Congressional authority to limit federal borrowing dates to the founding of the republic. According to the Congressional Research Service, Congress authorized every federal loan until 1917, when it agreed to set an overall ceiling to give the Treasury more flexibility as the nation entered World War I.

Raising the debt ceiling is usually a perfunctory matter. Congress has raised it at least nine times since 2001. The bills usually prompt partisan posturing about fiscal responsibility but little real drama. This time is different because the debt has climbed to its highest point, compared with the size of the economy, in more than 50 years. And there’s no end in sight without a major tax increase or sharp cuts to popular safety-net programs for retirees.

With world financial markets still jumpy from the recent recession and anxious about the growing load of government debt in a host of countries, many lawmakers worry about giving the perception that the United States lacks the political will to manage its finances — especially after the display of partisan brinksmanship over 2011 spending that nearly forced a government shutdown last week.

“We cannot go through the same process on the debt limit. Default would be unspeakably cataclysmic. Getting close to default would be unspeakably cataclysmic,” said Senate Finance Committee Chairman Max Baucus (D-Mont.), who is working to develop a “balanced” mechanism for restraining spending and raising revenue that would be acceptable to both parties. “We’re acting like we don’t know how to run the country. And that is not a good perception to leave.”

With the debt expected to hit the ceiling by May 16, Treasury Secretary Timothy F. Geithner said he can take measures to push the deadline to July 8. Republican leaders made clear Tuesday that they plan to use the extra time.

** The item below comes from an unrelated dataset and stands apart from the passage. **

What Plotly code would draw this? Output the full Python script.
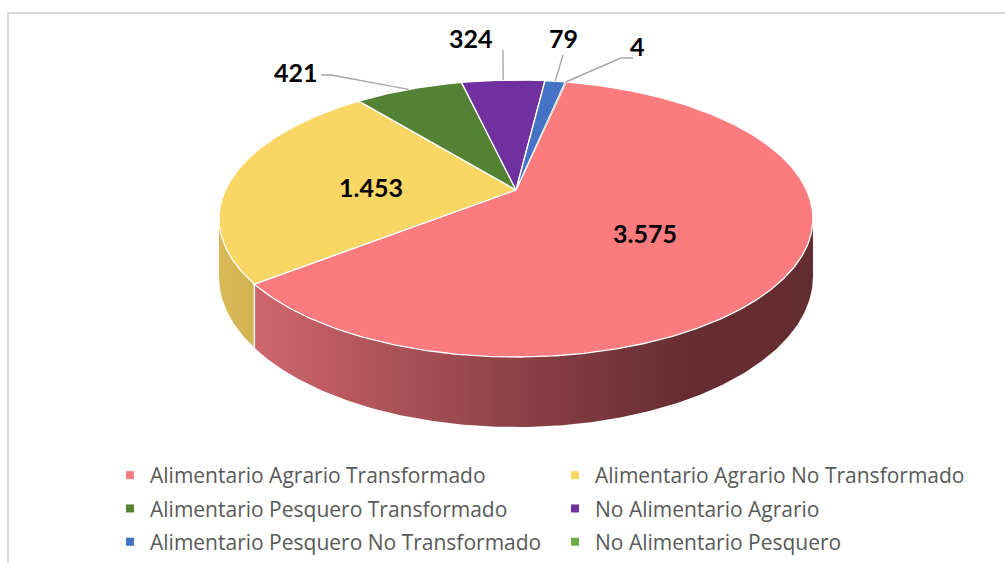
import numpy as np
import plotly.graph_objects as go

# ---------------- data ----------------
categories = [
    "Alimentario Agrario Transformado",
    "Alimentario Agrario No Transformado",
    "Alimentario Pesquero Transformado",
    "No Alimentario Agrario",
    "Alimentario Pesquero No Transformado",
    "No Alimentario Pesquero",
]
values = [3575, 1453, 421, 324, 79, 4]
value_labels = ["3.575", "1.453", "421", "324", "79", "4"]

# ---------------- style ----------------
top_colors = ["#FB7B7F", "#FAD665", "#548235", "#7030A0", "#4472C4", "#70AD47"]
side_scales = [
    [[0, "#CF666D"], [0.45, "#8F4347"], [0.78, "#652D31"], [1, "#632C30"]],
    [[0, "#D9B857"], [1, "#D4B353"]],
    [[0, "#3F6228"], [1, "#3F6228"]],
    [[0, "#541F7A"], [1, "#541F7A"]],
    [[0, "#335695"], [1, "#335695"]],
    [[0, "#548235"], [1, "#548235"]],
]

W, Hpx = 1005, 563
CX, CY = 516, 190          # pie apex (pixels)
RA, RB = 290.6, 132.6      # ellipse semi-axes
K = 0.206                  # perspective factor
DEPTH = 55.6               # pie thickness
START = 12.0               # first slice angle (deg, clockwise from top)


def proj(theta_deg, depth=0.0):
    t = np.radians(theta_deg)
    u, v = np.sin(t), np.cos(t)
    s = 1.0 / (1.0 + K * v)
    return CX + RA * u * s, CY - RB * v * s + depth * s


def arc(a0, a1, depth=0.0):
    n = max(3, int(abs(a1 - a0) * 2) + 1)
    th = np.linspace(a0, a1, n)
    return proj(th, depth)


total = float(sum(values))
bounds = [START]
for v in values:
    bounds.append(bounds[-1] + 360.0 * v / total)

fig = go.Figure()

# visible front side range
vis0 = np.degrees(np.arccos(-K))
vis1 = 360.0 - vis0

side_edges = []
for i, v in enumerate(values):
    a0, a1 = bounds[i], bounds[i + 1]
    s0, s1 = max(a0, vis0), min(a1, vis1)
    if s1 <= s0:
        continue
    xt, yt = arc(s0, s1)
    xb, yb = arc(s1, s0, DEPTH)
    xs = np.concatenate([xt, xb, xt[:1]])
    ys = np.concatenate([yt, yb, yt[:1]])
    fig.add_trace(go.Scatter(
        x=xs, y=ys, mode="lines", fill="toself",
        line=dict(width=0, color="rgba(0,0,0,0)"),
        fillgradient=dict(type="horizontal", colorscale=side_scales[i]),
        hoverinfo="skip", showlegend=False,
    ))
    if vis0 < a1 < vis1:
        side_edges.append(a1)

for a in side_edges:
    x0, y0 = proj(a)
    x1, y1 = proj(a, DEPTH)
    fig.add_trace(go.Scatter(x=[x0, x1], y=[y0, y1], mode="lines",
                             line=dict(color="white", width=1.5),
                             hoverinfo="skip", showlegend=False))

# top faces
for i, v in enumerate(values):
    a0, a1 = bounds[i], bounds[i + 1]
    xa, ya = arc(a0, a1)
    xs = np.concatenate([[CX], xa, [CX]])
    ys = np.concatenate([[CY], ya, [CY]])
    fig.add_trace(go.Scatter(
        x=xs, y=ys, mode="lines", fill="toself", fillcolor=top_colors[i],
        line=dict(color="white", width=1.3 if v / total > 0.002 else 0),
        name=categories[i], hovertemplate=categories[i] + ": " + value_labels[i] + "<extra></extra>",
        showlegend=False,
    ))

# labels
label_font = dict(family="Lato, 'DejaVu Sans', sans-serif", size=25, color="#000000", weight="bold")
inside_pos = {0: (645, 233), 1: (371, 187)}
outside_pos = {2: (296, 72), 3: (471, 38), 4: (563, 38), 5: (637, 46)}
leader_start = {2: [(321, 75), (331, 75)], 3: [(503, 50)], 4: [(563, 55)], 5: [(633, 58), (621, 58)]}

for i, (x, y) in inside_pos.items():
    fig.add_annotation(x=x, y=y, text=value_labels[i], showarrow=False, font=label_font)
for i, (x, y) in outside_pos.items():
    fig.add_annotation(x=x, y=y, text=value_labels[i], showarrow=False, font=label_font)
    mid = (bounds[i] + bounds[i + 1]) / 2.0
    ax, ay = proj(mid)
    pts = leader_start[i] + [(ax, ay)]
    fig.add_trace(go.Scatter(x=[p[0] for p in pts], y=[p[1] for p in pts], mode="lines",
                             line=dict(color="#A6A6A6", width=1.4),
                             hoverinfo="skip", showlegend=False))

# legend entries
for i, name in enumerate(categories):
    fig.add_trace(go.Scatter(
        x=[None], y=[None], mode="markers", name=name,
        marker=dict(symbol="square", size=8, color=top_colors[i]),
        legend="legend" if i % 2 == 0 else "legend2",
        legendgroup="g%d" % i, showlegend=True,
    ))

leg_common = dict(
    orientation="v", xanchor="left", yanchor="top",
    font=dict(family="'Open Sans', sans-serif", size=21, color="#595959"),
    bgcolor="rgba(0,0,0,0)", tracegroupgap=3, itemwidth=30,
)
fig.update_layout(
    width=W, height=Hpx,
    margin=dict(l=0, r=0, t=0, b=0, autoexpand=False),
    paper_bgcolor="white", plot_bgcolor="white",
    xaxis=dict(range=[0, W], visible=False, fixedrange=True),
    yaxis=dict(range=[Hpx, 0], visible=False, fixedrange=True),
    legend=dict(x=110 / W, y=1 - 455 / Hpx, **leg_common),
    legend2=dict(x=555 / W, y=1 - 455 / Hpx, **leg_common),
    shapes=[dict(type="rect", xref="x", yref="y", x0=8, y0=13, x1=W + 10, y1=Hpx + 10,
                 line=dict(color="#D9D9D9", width=2), fillcolor="rgba(0,0,0,0)", layer="below")],
    hovermode="closest",
)

fig.write_html("out.html", config={"displayModeBar": False},
               post_script="document.body.style.margin='0';document.body.style.overflow='hidden';")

McConnell said the Senate is likely to consider a debt limit measure “between Memorial Day and the Fourth of July.” And House Majority Leader Eric Cantor (R-Va.) predicted another protracted negotiation as Republicans and Democrats battle over whether to impose legal limits on spending, precisely where to set spending targets or caps, and what the legal consequences would be if those terms were breached.

“I suspect, given what happened last week, we’re going to be in a struggle,” Cantor said. “We’re going to be in a robust debate with this White House.”

There are a handful of proposals on the table, including a bipartisan plan to establish a “glide path” to lower overall spending over the next decade from 24 percent of the economy to the historic average of 20.6 percent of the gross domestic product. If Congress failed to meet the annual caps, the White House would be required to cut spending across the board.

But Baucus said Democrats will not accept caps on spending unless Republicans agree to a similar mechanism to raise taxes.

Meanwhile, Senate Budget Committee Chairman Kent Conrad (D-N.D.) said he wants to see a much more comprehensive plan that commits Congress to a detailed strategy for raising taxes, overhauling entitlement programs and cutting spending that would knock projected borrowing back from about $9 trillion over the next decade under the president’s budget blueprint to a more economically manageable $5 trillion.

Conrad is a member of the bipartisan Gang of Six senators, which is working to develop such a plan, modeled on recommendations of Obama’s fiscal commission. Obama, too, is using the commission’s work as the foundation for his entry into the suddenly more sober debate over government borrowing.